WIP Reporting and Revenue Recognition

Revenue recognition in construction is different from every other industry. You can't wait until project completion to record income when contracts span months or years. Work-in-progress reports bridge this gap by calculating revenue as projects advance and give you an accurate financial picture while dirt is still being moved.

Percentage of Completion Tracking

The percentage of completion method allows you to recognize project income and expenses as work progresses, usually on a monthly basis. This approach addresses a fundamental challenge: long-term contracts that span multiple accounting periods need incremental revenue recognition rather than waiting until everything wraps up.

Your accounting software for contractors should automate this calculation using the cost-to-cost input method. Here's how it works: divide costs incurred to date by total estimated costs to get your completion percentage. You're 50% complete if you've spent $400,000 on a project with $800,000 in total estimated costs. Then multiply that percentage by your total contract price to calculate earned revenue.

The WIP schedule pulls together four critical inputs: contract price including change orders, total estimated cost of construction, costs incurred to date, and progress billings. These drive three outputs that show where your projects stand: percent complete, revenue earned to date, and over or under billing amounts.

Accuracy depends on reliable cost estimates and your ability to measure progress throughout the contract period. Calculating percentage complete becomes complicated when change orders get approved and estimates change as projects evolve. Your construction software accounting needs to handle these revisions without manual intervention and update completion percentages and revenue recognition.

Financial performance gets reported based on the proportion of work completed during each accounting period. This gives you visibility into financial position rather than waiting months to see if you're making money. Projects that require WIP reporting and percentage of completion methods need integrated project management and accounting platforms that track costs and revenue as they happen.

Overbilling and Underbilling Detection

That's overbilling when the amount you've billed exceeds revenue recognized by the percentage of completion method. Your WIP report flags this by comparing billed amounts against earned revenue. Overbilling gets recorded on the balance sheet as a liability because you've collected cash for work not yet completed.

A positive value in the over/under billing calculation represents underbilling. You've earned more revenue than you've billed, which shows up as an asset on your balance sheet since you have future billings coming for completed work. A negative value means overbilling.

Here's why this matters: companies that overbill will struggle to cover remaining costs as projects continue. You might think cash sitting in the bank represents profit, but it's money owed for future work. This creates what's called job-borrow, where you mistakenly use funds from one project to cover expenses on another.
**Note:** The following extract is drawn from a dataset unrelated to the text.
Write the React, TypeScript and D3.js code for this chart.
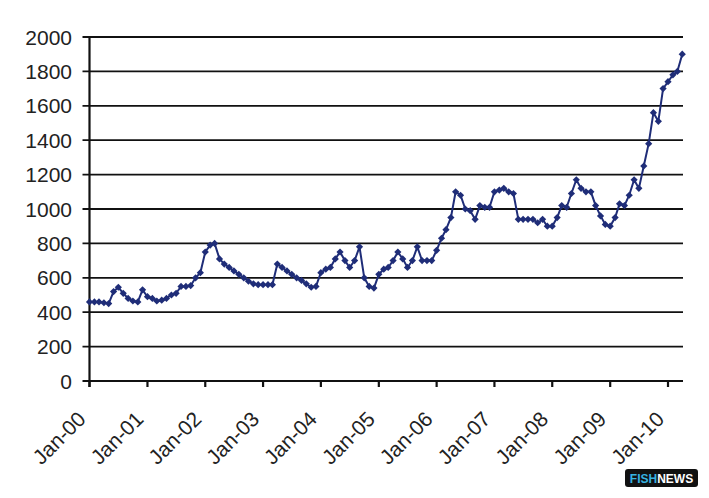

Underbilling creates the opposite problem. You're financing the project yourself when earned revenue exceeds billed amounts. This strains cash flow and might force you to pull funds from other projects or apply for expensive short-term loans. Large underbillings often signal slow billing practices or unapproved change orders being included in contract prices.

Your construction accounting software features should generate WIP reports monthly to catch these disparities early. The differences between billed amounts and recognized revenue get recorded as journal entries in the general ledger. These adjustments increase or decrease revenue on the income statement and create corresponding assets or liabilities on the balance sheet.

Percentage of completion represents an internal accounting process that can differ from jobsite reality. This creates cash flow challenges when recognized revenue and expenses diverge from amounts billed or spent. Keeping on top of your WIP report using multiple calculation methods helps you identify potential problems early, whether that means chasing invoices for payments or re-evaluating budgets where costs are adding up.

Cash Flow Forecasting

Cash flow forecasting combines your WIP data with project schedules to predict when money moves in and out. You're not just tracking what happened last month. You're projecting future cash needs based on work remaining and payment timing.

Creating accurate forecasts requires understanding work-in-progress accounting, historical data, and careful estimation of future financial activities. The lynchpin to effective forecasting is timely and accurate data. Construction companies worked with project and financial data that was weeks or months old. By that time, you're behind actual costs and can't make critical decisions when they matter.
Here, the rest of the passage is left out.